Companies listed on the London Stock Exchange (LSE) have raised a record £82.5bn from investors in 2009. The LSE said investors had been keen to take up offers of new shares despite continued concerns over the economy.
The total amount raised was 16% higher than in 2008, with rights issues by banks largely responsible for the increase. In November Lloyds Banking Group alone raised £13.5bn from shareholders in the world largest ever rights issue.
On the main market, which includes the FTSE 100 companies, more than £50bn (79.5 billion USD) was raised through rights issues.
HSBC raised £12.5bn from existing shareholders in March in order to avoid taking taxpayers' money from the government, while Royal Bank of Scotland also sought extra money to shore up its balance sheet.
Other large capital-raising programmes came from the mining company Rio Tinto, which raised £7.3bn from the markets, and the homebuilder Barratt Developments, raising more than £545m.
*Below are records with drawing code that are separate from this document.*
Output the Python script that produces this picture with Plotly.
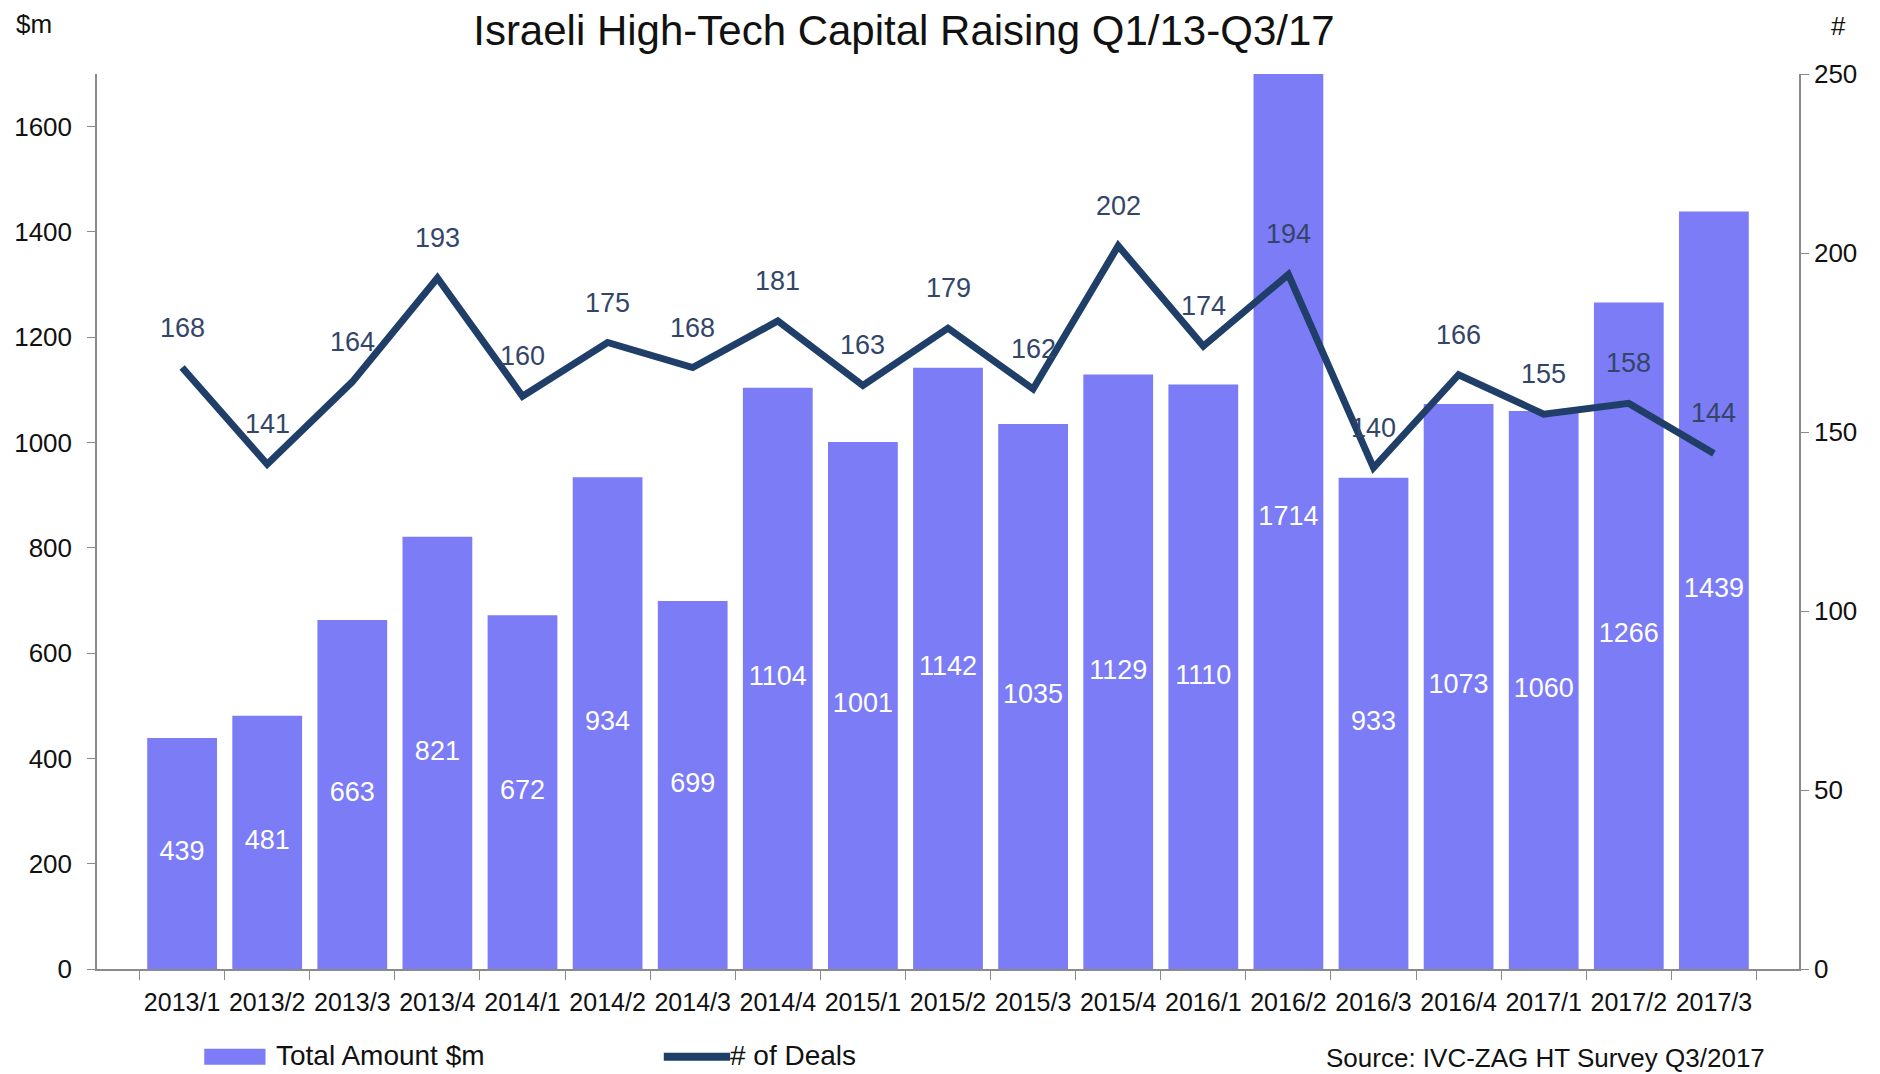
import plotly.graph_objects as go

quarters = ['2013/1', '2013/2', '2013/3', '2013/4', '2014/1', '2014/2', '2014/3', '2014/4',
            '2015/1', '2015/2', '2015/3', '2015/4', '2016/1', '2016/2', '2016/3', '2016/4',
            '2017/1', '2017/2', '2017/3']
total_amount = [439, 481, 663, 821, 672, 934, 699, 1104, 1001, 1142, 1035, 1129, 1110, 1714,
                933, 1073, 1060, 1266, 1439]
num_deals = [168, 141, 164, 193, 160, 175, 168, 181, 163, 179, 162, 202, 174, 194, 140, 166,
             155, 158, 144]

FONT = "Liberation Sans, Arial, sans-serif"
BAR_COLOR = '#7b7cf6'
LINE_COLOR = '#1f3f69'
AXIS_COLOR = '#8a8a8a'

fig = go.Figure()

fig.add_trace(go.Bar(
    x=quarters, y=total_amount, name='Total Amount $m',
    marker=dict(color=BAR_COLOR, line=dict(width=0)),
    showlegend=False,
))

# bar values sit in the middle of each bar
fig.add_trace(go.Scatter(
    x=quarters, y=[v / 2 for v in total_amount], mode='text',
    text=[str(v) for v in total_amount],
    textfont=dict(family=FONT, size=27, color='white'),
    showlegend=False, hoverinfo='skip', cliponaxis=False,
))

fig.add_trace(go.Scatter(
    x=quarters, y=num_deals, name='# of Deals', yaxis='y2',
    mode='lines', line=dict(color=LINE_COLOR, width=7),
    showlegend=False,
))

for q, d in zip(quarters, num_deals):
    fig.add_annotation(
        x=q, y=d, xref='x', yref='y2', text=str(d), showarrow=False,
        yshift=40, font=dict(family=FONT, size=27, color='#33466a'),
    )

# legend drawn by hand so the swatches match the original shapes
fig.add_shape(type='rect', xref='paper', yref='paper',
              x0=0.063, x1=0.099, y0=-0.089, y1=-0.107,
              fillcolor=BAR_COLOR, line=dict(width=0))
fig.add_annotation(x=0.104, y=-0.097, xref='paper', yref='paper', text='Total Amount $m',
                   showarrow=False, xanchor='left', yanchor='middle',
                   font=dict(family=FONT, size=28, color='#111'))
fig.add_shape(type='line', xref='paper', yref='paper',
              x0=0.333, x1=0.372, y0=-0.098, y1=-0.098,
              line=dict(color=LINE_COLOR, width=8))
fig.add_annotation(x=0.371, y=-0.097, xref='paper', yref='paper', text='# of Deals',
                   showarrow=False, xanchor='left', yanchor='middle',
                   font=dict(family=FONT, size=28, color='#111'))
fig.add_annotation(x=0.981, y=-0.099, xref='paper', yref='paper',
                   text='Source: IVC-ZAG HT Survey Q3/2017',
                   showarrow=False, xanchor='right', yanchor='middle',
                   font=dict(family=FONT, size=26, color='#111'))

# axis unit labels in the top corners
fig.add_annotation(x=-0.037, y=1.056, xref='paper', yref='paper', text='$m', showarrow=False,
                   xanchor='center', yanchor='middle', font=dict(family=FONT, size=26, color='#111'))
fig.add_annotation(x=1.023, y=1.054, xref='paper', yref='paper', text='#', showarrow=False,
                   xanchor='center', yanchor='middle', font=dict(family=FONT, size=26, color='#111'))

# page body keeps an 8px margin, so the figure is sized to fit inside the window
fig.update_layout(
    width=1872, height=1066,
    margin=dict(l=89, r=81, t=66, b=105),
    paper_bgcolor='white', plot_bgcolor='white',
    bargap=0.18,
    font=dict(family=FONT, size=26, color='#111'),
    title=dict(text='Israeli High-Tech Capital Raising Q1/13-Q3/17',
               x=0.4786, xanchor='center', y=0.979, yanchor='middle',
               font=dict(family=FONT, size=42, color='#111')),
    xaxis=dict(type='category', showline=True, linecolor=AXIS_COLOR, linewidth=1.5,
               ticks='outside', tickson='boundaries', ticklen=9, tickcolor=AXIS_COLOR,
               tickfont=dict(size=25), tickangle=0, ticklabelstandoff=10,
               showgrid=False, automargin=False),
    yaxis=dict(range=[0, 1700], dtick=200, showline=True, linecolor=AXIS_COLOR, linewidth=1.5,
               ticks='outside', ticklen=8, tickcolor=AXIS_COLOR, showgrid=False,
               zeroline=False, tickfont=dict(size=26), ticklabelstandoff=10, automargin=False),
    yaxis2=dict(range=[0, 250], dtick=50, overlaying='y', side='right', showline=True,
                linecolor=AXIS_COLOR, linewidth=1.5, ticks='outside', ticklen=8,
                tickcolor=AXIS_COLOR, showgrid=False, zeroline=False, tickfont=dict(size=26),
                automargin=False),
)

fig.write_html("out.html")
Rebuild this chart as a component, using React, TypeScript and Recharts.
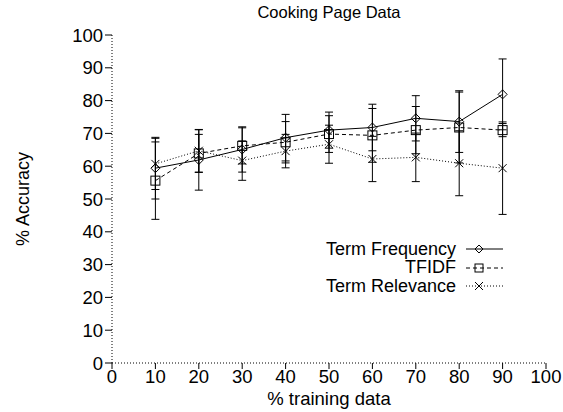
import React from 'react';
import { LineChart, Line, XAxis, YAxis, ErrorBar } from 'recharts';

const FONT = '"Liberation Sans", Arial, Helvetica, sans-serif';

const trainingPct = [10, 20, 30, 40, 50, 60, 70, 80, 90];
const termFreq = [59.4, 61.9, 65.1, 68.7, 71.0, 71.8, 74.6, 73.6, 81.9];
const termFreqErr = [9.4, 9.2, 6.9, 7.1, 5.5, 7.1, 6.9, 9.4, 10.8];
const tfidf = [55.6, 63.9, 66.2, 67.3, 69.8, 69.4, 71.0, 71.8, 71.0];
const tfidfErr = [11.8, 5.8, 5.5, 6.3, 5.6, 8.2, 7.2, 10.8, 2.0];
const termRel = [60.7, 64.7, 61.7, 64.6, 66.7, 62.2, 62.7, 60.9, 59.4];
const termRelErr = [7.8, 6.5, 6.0, 5.1, 5.8, 6.9, 7.4, 9.9, 14.1];

const xTicks = [0, 10, 20, 30, 40, 50, 60, 70, 80, 90, 100];
const yTicks = [0, 10, 20, 30, 40, 50, 60, 70, 80, 90, 100];

const data = trainingPct.map((x, i) => ({
  x,
  tf: termFreq[i],
  tfErr: termFreqErr[i],
  tfidf: tfidf[i],
  tfidfErr: tfidfErr[i],
  tr: termRel[i],
  trErr: termRelErr[i],
}));

// marker shapes, drawn like the old gnuplot points
function Diamond({ cx, cy, s = 4.5 }: any) {
  return (
    <polygon
      points={`${cx},${cy - s} ${cx + s},${cy} ${cx},${cy + s} ${cx - s},${cy}`}
      fill="none"
      stroke="#000"
      strokeWidth={1}
    />
  );
}

function Square({ cx, cy, s = 4.5 }: any) {
  return <rect x={cx - s} y={cy - s} width={s * 2} height={s * 2} fill="none" stroke="#000" strokeWidth={1} />;
}

function Cross({ cx, cy, s = 4 }: any) {
  return (
    <g stroke="#000" strokeWidth={1}>
      <line x1={cx - s} y1={cy - s} x2={cx + s} y2={cy + s} />
      <line x1={cx - s} y1={cy + s} x2={cx + s} y2={cy - s} />
    </g>
  );
}

const series = [
  { key: 'tf', err: 'tfErr', name: 'Term Frequency', dash: undefined, Shape: Diamond },
  { key: 'tfidf', err: 'tfidfErr', name: 'TFIDF', dash: '4 3', Shape: Square },
  { key: 'tr', err: 'trErr', name: 'Term Relevance', dash: '1 2', Shape: Cross },
];

function LegendBox() {
  return (
    <div
      style={{
        position: 'absolute',
        left: 263,
        top: 240,
        width: 240,
        fontFamily: FONT,
        fontSize: 18,
        color: '#000',
      }}
    >
      {series.map((s) => (
        <div key={s.key} style={{ display: 'flex', justifyContent: 'flex-end', alignItems: 'center', height: 18.5 }}>
          <span style={{ lineHeight: '17px' }}>{s.name}</span>
          <svg width={37} height={18} style={{ marginLeft: 10 }}>
            <line x1={0} y1={9} x2={37} y2={9} stroke="#000" strokeWidth={1} strokeDasharray={s.dash} />
            <s.Shape cx={13} cy={9} s={4} />
          </svg>
        </div>
      ))}
    </div>
  );
}

export default function App() {
  return (
    <div style={{ position: 'absolute', left: 0, top: 0, width: 563, height: 412, background: '#fff' }}>
      <div
        style={{
          position: 'absolute',
          left: 112,
          width: 434,
          top: 3,
          textAlign: 'center',
          fontFamily: FONT,
          fontSize: 16.5,
          color: '#000',
        }}
      >
        Cooking Page Data
      </div>
      <LineChart width={563} height={412} data={data} margin={{ top: 35, right: 17, bottom: 0, left: 0 }}>
        <XAxis
          type="number"
          dataKey="x"
          domain={[0, 100]}
          ticks={xTicks}
          interval={0}
          height={49}
          tickSize={6}
          tickMargin={1}
          axisLine={{ stroke: '#000', strokeDasharray: '1 2' }}
          tickLine={{ stroke: '#000' }}
          tick={{ fill: '#000', fontSize: 18.5, fontFamily: FONT }}
          label={{
            content: (p: any) => {
              const vb = p.viewBox || { x: 112, width: 434, y: 363 };
              return (
                <text
                  x={vb.x + vb.width / 2}
                  y={vb.y + 42}
                  textAnchor="middle"
                  fill="#000"
                  fontSize={18.5}
                  fontFamily={FONT}
                >
                  % training data
                </text>
              );
            },
          }}
        />
        <YAxis
          type="number"
          domain={[0, 100]}
          ticks={yTicks}
          interval={0}
          width={112}
          tickSize={7}
          tickMargin={2}
          axisLine={{ stroke: '#000', strokeDasharray: '1 2' }}
          tickLine={{ stroke: '#000' }}
          tick={{ fill: '#000', fontSize: 18.5, fontFamily: FONT }}
          label={{
            content: (p: any) => {
              const vb = p.viewBox || { y: 35, height: 328 };
              const cy = vb.y + vb.height / 2;
              return (
                <text
                  x={29}
                  y={cy}
                  transform={`rotate(-90 29 ${cy})`}
                  textAnchor="middle"
                  fill="#000"
                  fontSize={18}
                  fontFamily={FONT}
                >
                  % Accuracy
                </text>
              );
            },
          }}
        />
        {series.map((s) => (
          <Line
            key={s.key}
            type="linear"
            dataKey={s.key}
            name={s.name}
            stroke="#000"
            strokeWidth={1}
            strokeDasharray={s.dash}
            isAnimationActive={false}
            dot={(p: any) => <s.Shape key={`${s.key}-${p.index}`} cx={p.cx} cy={p.cy} />}
            activeDot={false}
          >
            <ErrorBar dataKey={s.err} width={4} stroke="#000" strokeWidth={1} direction="y" isAnimationActive={false} />
          </Line>
        ))}
      </LineChart>
      <LegendBox />
    </div>
  );
}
Tracey Pierce, head of equity primary markets at the London Stock Exchange Group, said the findings demonstrated that investors were prepared to back companies in testing times.
Our markets continued to support the capital-raising needs of companies across the year... providing firms with the backing they need to help them through testing market conditions, she said.
However, much lower sums were raised through initial public offerings (IPOs), where companies list their shares on the stock market for the first time.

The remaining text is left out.